** Begin **

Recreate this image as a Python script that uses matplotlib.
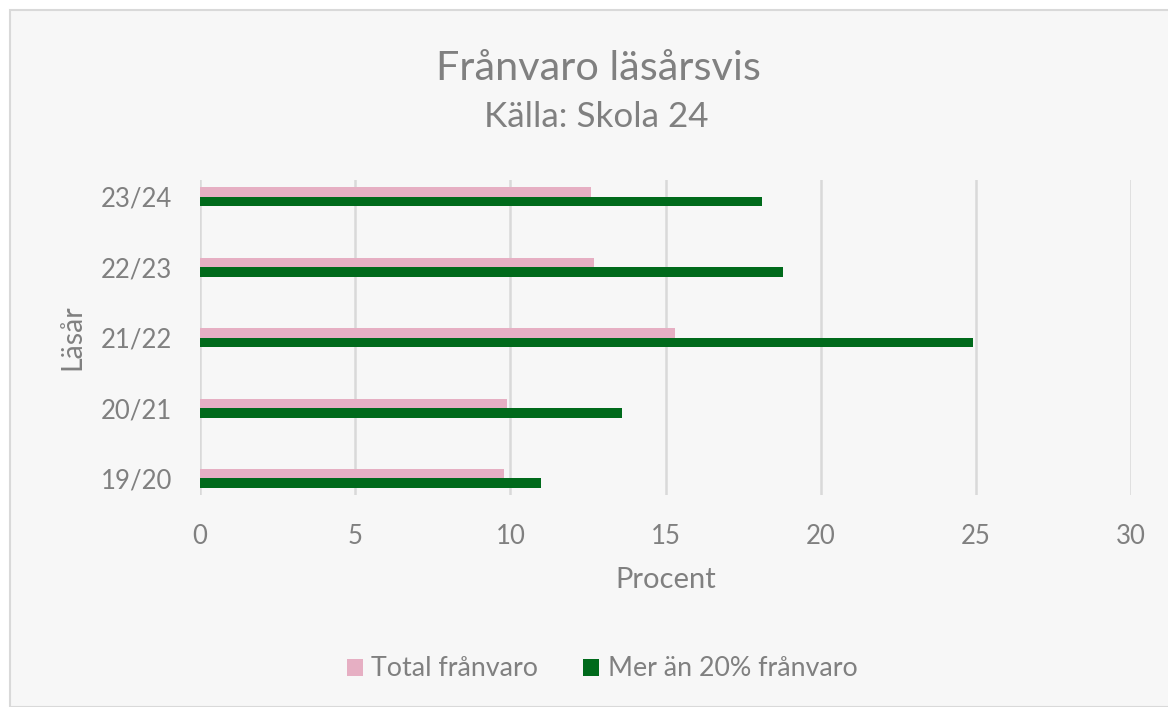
import matplotlib
matplotlib.use("Agg")
import matplotlib.pyplot as plt
from matplotlib.patches import Rectangle, Patch
import numpy as np

categories = ["19/20", "20/21", "21/22", "22/23", "23/24"]
total_franvaro = [9.8, 9.9, 15.3, 12.7, 12.6]
mer_an_20 = [11.0, 13.6, 24.9, 18.8, 18.1]
xticks = [0, 5, 10, 15, 20, 25, 30]

PINK = "#E6AFC3"
GREEN = "#006A1B"
TXT = "#808080"
FONT = "Lato"

W, H = 1168, 707
fig = plt.figure(figsize=(W / 100, H / 100), dpi=100, facecolor="white")
fig.patches.append(Rectangle((10 / W, 0), 1.2, (H - 10) / H, transform=fig.transFigure,
                             facecolor="#F7F7F7", edgecolor="#D9D9D9", linewidth=1.5, zorder=-10))

ax = fig.add_axes([200 / W, 1 - 495 / H, (1131 - 200) / W, (495 - 180) / H])
ax.set_facecolor("none")
ax.set_zorder(5)

y = np.arange(len(categories))
bh = 0.135
ax.barh(y + 0.067, total_franvaro, height=bh, color=PINK, zorder=3, label="Total frånvaro")
ax.barh(y - 0.067, mer_an_20, height=bh, color=GREEN, zorder=3, label="Mer än 20% frånvaro")

ax.set_xlim(0, 30)
ax.set_ylim(-0.234, 4.241)
ax.set_xticks(xticks)
ax.set_xticklabels([str(t) for t in xticks], fontsize=18.5, color=TXT, family=FONT)
ax.set_yticks(y)
ax.set_yticklabels(categories, fontsize=18.5, color=TXT, family=FONT)
ax.tick_params(axis="both", length=0)
ax.tick_params(axis="x", pad=21)
ax.tick_params(axis="y", pad=20)
ax.grid(axis="x", color="#D9D9D9", linewidth=1.8, zorder=0)
for s in ax.spines.values():
    s.set_visible(False)

ax.set_xlabel("Procent", fontsize=21, color=TXT, family=FONT, labelpad=13)
ax.set_ylabel("Läsår", fontsize=20.5, color=TXT, family=FONT, labelpad=11)

fig.text(598 / W, 1 - 68 / H, "Frånvaro läsårsvis", ha="center", va="center",
         fontsize=29.8, color=TXT, family=FONT)
fig.text(596 / W, 1 - 117 / H, "Källa: Skola 24", ha="center", va="center",
         fontsize=25.2, color=TXT, family=FONT)

handles = [Patch(facecolor=PINK, label="Total frånvaro"),
           Patch(facecolor=GREEN, label="Mer än 20% frånvaro")]
fig.legend(handles=handles, loc="center", bbox_to_anchor=(602 / W, 1 - 669 / H), ncol=2,
           frameon=False, prop={"family": FONT, "size": 19.3}, labelcolor=TXT,
           handlelength=0.6, handleheight=0.6, handletextpad=0.3, columnspacing=1.7)

fig.savefig("out.png", dpi=100, facecolor="white")
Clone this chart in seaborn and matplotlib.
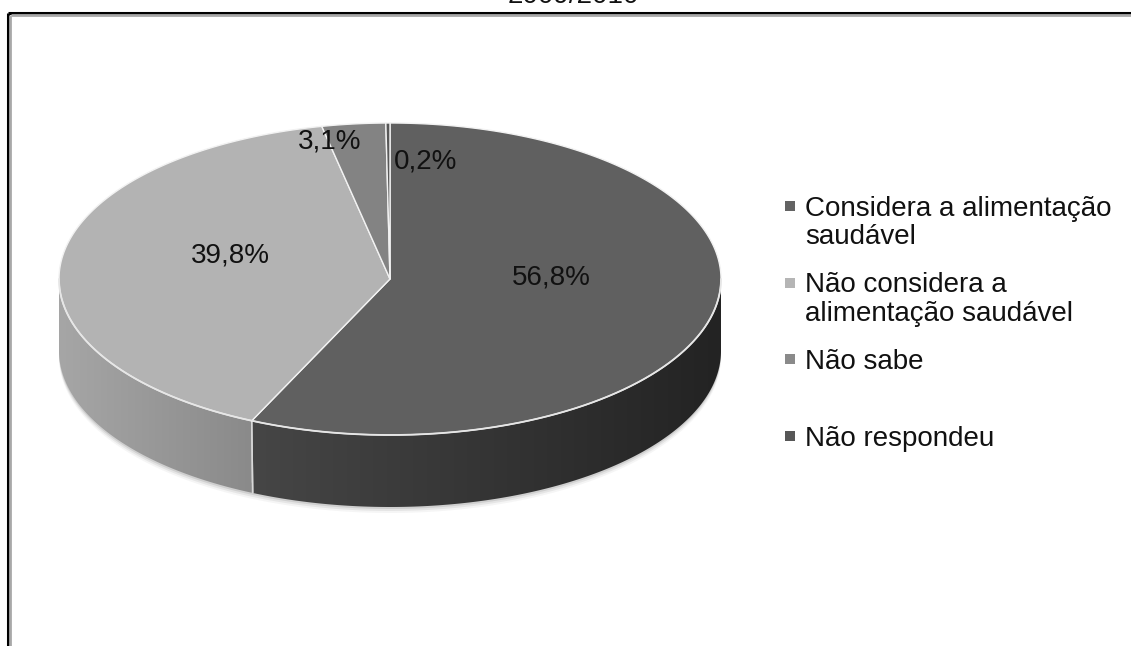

** End **

• [Given problem] Quote the records in full and exactly; skip any image.

• [Exercise output]
Recreate this image as a Python script that uses matplotlib.
import matplotlib
matplotlib.use("Agg")
import matplotlib.pyplot as plt
from matplotlib.patches import Rectangle, Patch
import numpy as np

categories = ["19/20", "20/21", "21/22", "22/23", "23/24"]
total_franvaro = [9.8, 9.9, 15.3, 12.7, 12.6]
mer_an_20 = [11.0, 13.6, 24.9, 18.8, 18.1]
xticks = [0, 5, 10, 15, 20, 25, 30]

PINK = "#E6AFC3"
GREEN = "#006A1B"
TXT = "#808080"
FONT = "Lato"

W, H = 1168, 707
fig = plt.figure(figsize=(W / 100, H / 100), dpi=100, facecolor="white")
fig.patches.append(Rectangle((10 / W, 0), 1.2, (H - 10) / H, transform=fig.transFigure,
                             facecolor="#F7F7F7", edgecolor="#D9D9D9", linewidth=1.5, zorder=-10))

ax = fig.add_axes([200 / W, 1 - 495 / H, (1131 - 200) / W, (495 - 180) / H])
ax.set_facecolor("none")
ax.set_zorder(5)

y = np.arange(len(categories))
bh = 0.135
ax.barh(y + 0.067, total_franvaro, height=bh, color=PINK, zorder=3, label="Total frånvaro")
ax.barh(y - 0.067, mer_an_20, height=bh, color=GREEN, zorder=3, label="Mer än 20% frånvaro")

ax.set_xlim(0, 30)
ax.set_ylim(-0.234, 4.241)
ax.set_xticks(xticks)
ax.set_xticklabels([str(t) for t in xticks], fontsize=18.5, color=TXT, family=FONT)
ax.set_yticks(y)
ax.set_yticklabels(categories, fontsize=18.5, color=TXT, family=FONT)
ax.tick_params(axis="both", length=0)
ax.tick_params(axis="x", pad=21)
ax.tick_params(axis="y", pad=20)
ax.grid(axis="x", color="#D9D9D9", linewidth=1.8, zorder=0)
for s in ax.spines.values():
    s.set_visible(False)

ax.set_xlabel("Procent", fontsize=21, color=TXT, family=FONT, labelpad=13)
ax.set_ylabel("Läsår", fontsize=20.5, color=TXT, family=FONT, labelpad=11)

fig.text(598 / W, 1 - 68 / H, "Frånvaro läsårsvis", ha="center", va="center",
         fontsize=29.8, color=TXT, family=FONT)
fig.text(596 / W, 1 - 117 / H, "Källa: Skola 24", ha="center", va="center",
         fontsize=25.2, color=TXT, family=FONT)

handles = [Patch(facecolor=PINK, label="Total frånvaro"),
           Patch(facecolor=GREEN, label="Mer än 20% frånvaro")]
fig.legend(handles=handles, loc="center", bbox_to_anchor=(602 / W, 1 - 669 / H), ncol=2,
           frameon=False, prop={"family": FONT, "size": 19.3}, labelcolor=TXT,
           handlelength=0.6, handleheight=0.6, handletextpad=0.3, columnspacing=1.7)

fig.savefig("out.png", dpi=100, facecolor="white")
Clone this chart in seaborn and matplotlib.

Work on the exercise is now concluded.